EQs & Filters
Within the past 3 years I spent a lot of time researching and developing any kind of audio filters. In this section I hereby present some products based on this research and development.
One of the most popular VST plugins I created is the Electri-Q. It was sold as software by our small company ‘AIXcoustic creations’ until the liquidation in 2013.
However, due to historical reasons a freeware version called Electri-Q (posihfopit edition) is still available here.
While having a lecture about digital signal processing at the university I came up with a prototype implementation of what I thought to be a transistor EQ. Although I made some errors in my calculation (far too strong non linearities) the EQ got quite popular. The name was a result of a crashed notebook of Mully (aka Multree), a friend of mine. In a joke we imagined that the last letters on his screen was something like: “fgidufau tzvh posihfopit” (can’t remember exactly). However a new name ‘Posihfopit’ was born. Later it became ‘Electri-Q’ and thus the particular development on this plugin is discontinued.
The “Armyfopit” (very early version) plugin was one of my first variations of the Electri-Q. It was released as ‘EQ with some soft transistor distortion inside’. Since some years the development is discontinued and the link below is only here because of historical reasons.
Yet another EQ without a name…
‘Noname EQ’ started as a study for the Electri-Q v2. Later it was used for a comparison of filter implementations. Nothing fancy, just some stuff I haven’t tried before. The GUI is rendered entirely inside the plugin.
Splitted and Oversampled Noname EQ
Based on my VST plugin splitter/oversampler, an oversampled and splitted version of Noname EQ has been done.
So far no-one has reported any issue with this variation of the noname EQ plugin, but this doesn’t mean that it has been tested entirely in any host yet. Use it on your own risk and please report any issues to improve the VST splitter/oversampler.
Rubberfilter provides up to 64th order butterworth filters to ‘rubber’ out frequencies. This plugin was made to be a static tool. Automation of any parameter is on your own risk.
Tiny-Q is one of the world’s tiniest full-parametric EQ, if not the tiniest. At least in regards of the GUI. On not more than 4585 pixel you can find an eight band parametric equalizer with pass, shelf and peaking filters. Beside that there’s a small magnitude display and a level meter.
The design goals include to create a very small, fast and accurate EQ. The compromising side effects of a non-distracting GUI might come handy in some situations, when it is all about sound.
Tiny-Q was my contribution for the KVR developer challenge ’07.
The QR filter implements a lowpass if the frequency slider is on the left and a highpass if the slider is on the right. In between the audio is passed through. Additionally the Q can be changed.

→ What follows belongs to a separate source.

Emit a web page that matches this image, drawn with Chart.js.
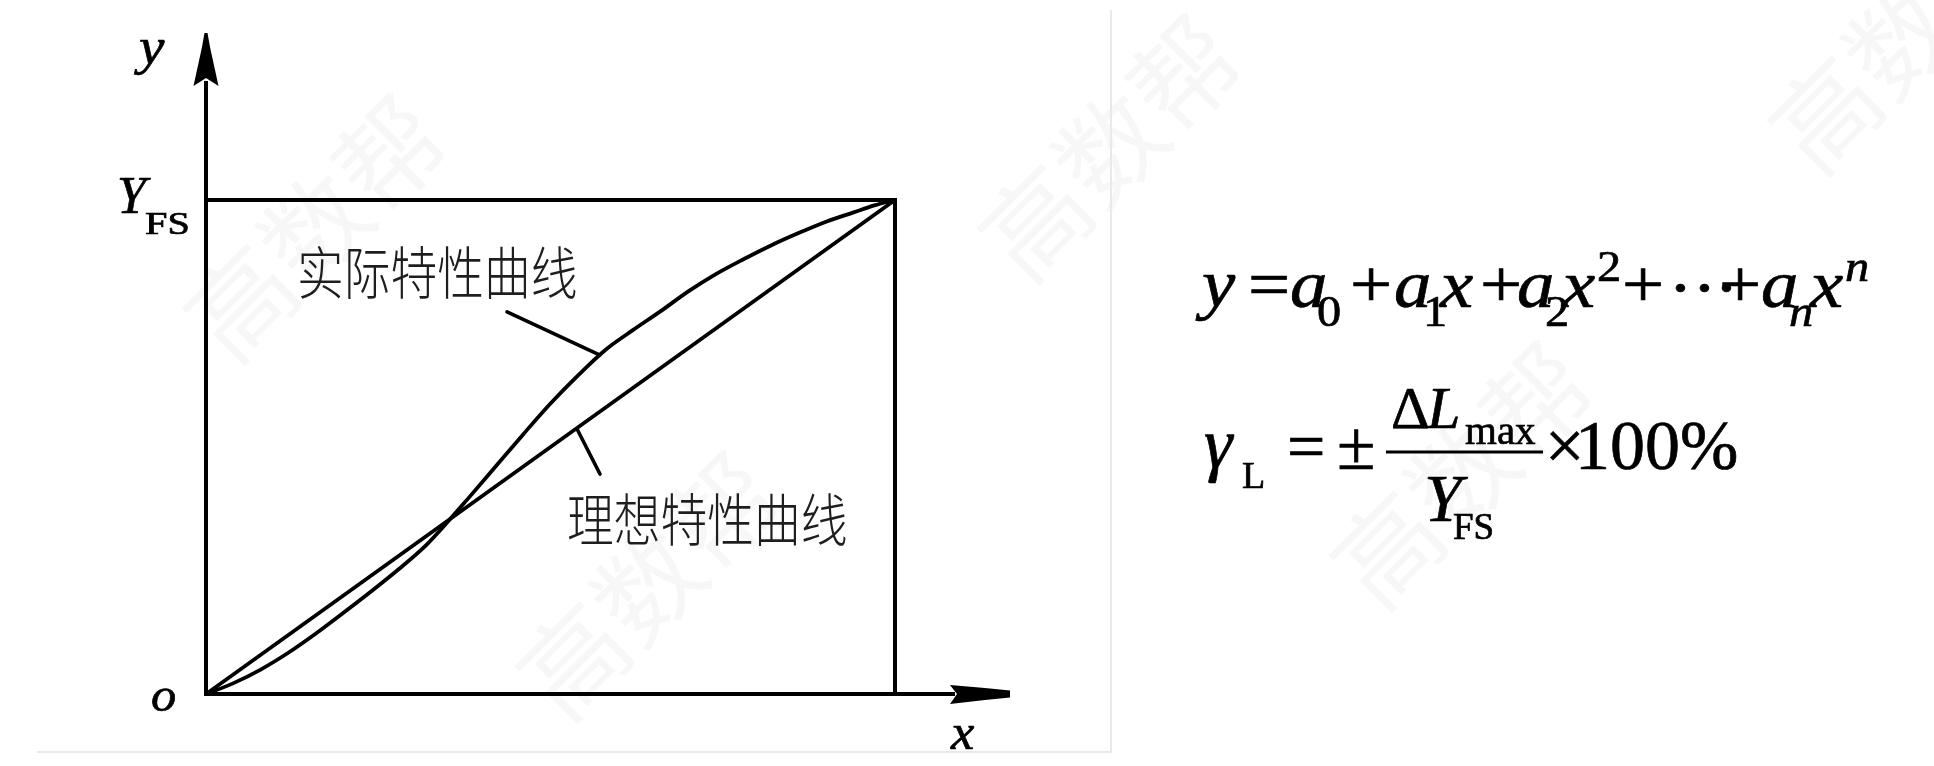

This implementation of A, B and C weighting filters (GUI-less) also features a plain C interface, that might come handy for other applications as well. The above plot shows the analogue prototype (dotted, dark green), a simple bilinear transformation to the digital implementation and some other proprietary variations, that are closer to the original without using more CPU resources than necessary.